Arnaud Merlin (born 1963) is a French jazz critic, music journalist and radio producer who has worked mainly for France Musique in recent years.

== Career ==
Arnaud Merlin studied music at the Paris-Sorbonne University and Conservatoire de Paris, where he was awarded the History of Music and Aesthetics Prizes. He works as a music journalist since 1985, mainly for magazines like Jazz Hot, Jazzman and Le Monde de la musique.

From 1992 to 2004, he was a member of the Académie Charles-Cros and Académie du Jazz, editorial secretary of Cité Musiques (the newspaper of Cité de la Musique), . Since 1996, he has been producing music programmes on jazz and contemporary music for France Musique and Radio France. In 2002 he was a juror at the Concours internationaux de la Ville de Paris for the Concours de piano jazz Martial Solal. He was a member of the Artistic Committee of the Anglo-French Fund for Contemporary Music “Diaphonique” and the Commission Jazz & Blues. In 2012, he was awarded the Irmaward in the Jazz category of the Centre d’information et de ressources pour les musiques actuelles. Merlin is also the director of Musique Française d'Aujourd'hui and Orchestre National de Jazz and president of the Centre régional du Jazz in Burgundy.

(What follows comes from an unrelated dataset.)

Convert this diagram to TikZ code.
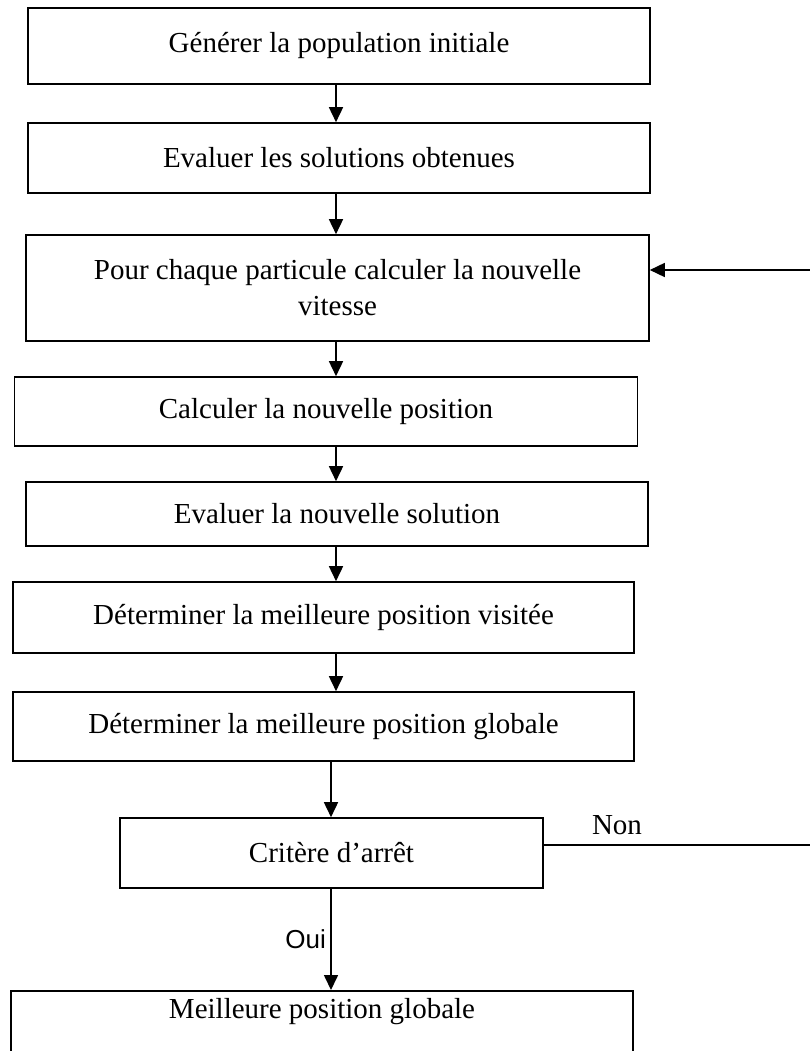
\documentclass[tikz,border=0pt]{standalone}
\usepackage{fontspec}
\setmainfont{Liberation Serif}
\newfontfamily\labelsans{Liberation Sans}
\usetikzlibrary{arrows.meta,positioning,calc}

\begin{document}
\begin{tikzpicture}[
    x=1pt, y=-1pt,
    box/.style={draw, line width=1.6pt, inner sep=0pt, align=center,
      font=\fontsize{29}{36}\selectfont},
    flow/.style={line width=1.6pt, -{Triangle[length=15pt,width=14pt]}},
    plain/.style={line width=1.6pt}
  ]
  \useasboundingbox (0,0) rectangle (810,1051);

  \node[box, minimum width=622, minimum height=76] (gen)   at (339,46)    {Générer la population initiale};
  \node[box, minimum width=622, minimum height=70] (evalA) at (339,158)   {Evaluer les solutions obtenues};
  \node[box, minimum width=623, minimum height=106] (vit)  at (337.5,288) {Pour chaque particule calculer la nouvelle\\ vitesse};
  \node[box, minimum width=623, minimum height=69] (pos)   at (326,411.5) {Calculer la nouvelle position};
  \node[box, minimum width=622, minimum height=64] (evalB) at (337,514)   {Evaluer la nouvelle solution};
  \node[box, minimum width=621, minimum height=71] (visit) at (323.5,617.5) {Déterminer la meilleure position visitée};
  \node[box, minimum width=621, minimum height=69] (glob)  at (323.5,726.5) {Déterminer la meilleure position globale};
  \node[box, minimum width=423, minimum height=70] (crit)  at (331.5,853) {Critère d’arrêt};
  \node[box, minimum width=622, anchor=north, inner ysep=8pt, text height=20pt, text depth=50pt] (best) at (322,990) {Meilleure position globale};

  \coordinate (spineA) at (336,0);
  \coordinate (spineB) at (331,0);
  \coordinate (nonEnd) at (810,845);
  \coordinate (backIn) at (810,270);

  \foreach \a/\b in {gen/evalA, evalA/vit, vit/pos, pos/evalB, evalB/visit, visit/glob}
    \draw[flow] (\a.south -| spineA) -- (\b.north -| spineA);
  \draw[flow] (glob.south -| spineB) -- (crit.north -| spineB);
  \draw[flow] (crit.south -| spineB) -- node[left=1pt, font=\labelsans\fontsize{26}{30}\selectfont] (oui) {Oui} (best.north -| spineB);

  \draw[plain] (nonEnd -| crit.east) -- (nonEnd);
  \node[font=\fontsize{29}{36}\selectfont] (non) at (617,825) {Non};
  \draw[flow] (backIn) -- (backIn -| vit.east);
\end{tikzpicture}
\end{document}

With Franck Bergerot, he co-authored a two-volume miniseries about jazz music entitled L’épopée du jazz (lit. “The Epic of Jazz”), which are two heavily illustrated pocket books published in the collection “Découvertes Gallimard” in 1991. The second volume L’épopée du jazz 2/ Au-delà du bop has been translated into English, Italian, Russian and Korean.

== Publications ==
- With Franck Bergerot, Du blues au bop : L’épopée du jazz – Volume I, collection « Découvertes Gallimard » (nº 114), série Arts. Éditions Gallimard, 1991
- With Franck Bergerot, L’épopée du jazz 2/ Au-delà du bop, collection « Découvertes Gallimard » (nº 115), série Arts. Éditions Gallimard, 1991
  - The Story of Jazz: Bop and Beyond, ‘New Horizons’ series, Thames & Hudson, 1993 (UK edition)
  - The Story of Jazz: Bop and Beyond, “Abrams Discoveries” series. Harry N. Abrams, 1993 (U.S. edition)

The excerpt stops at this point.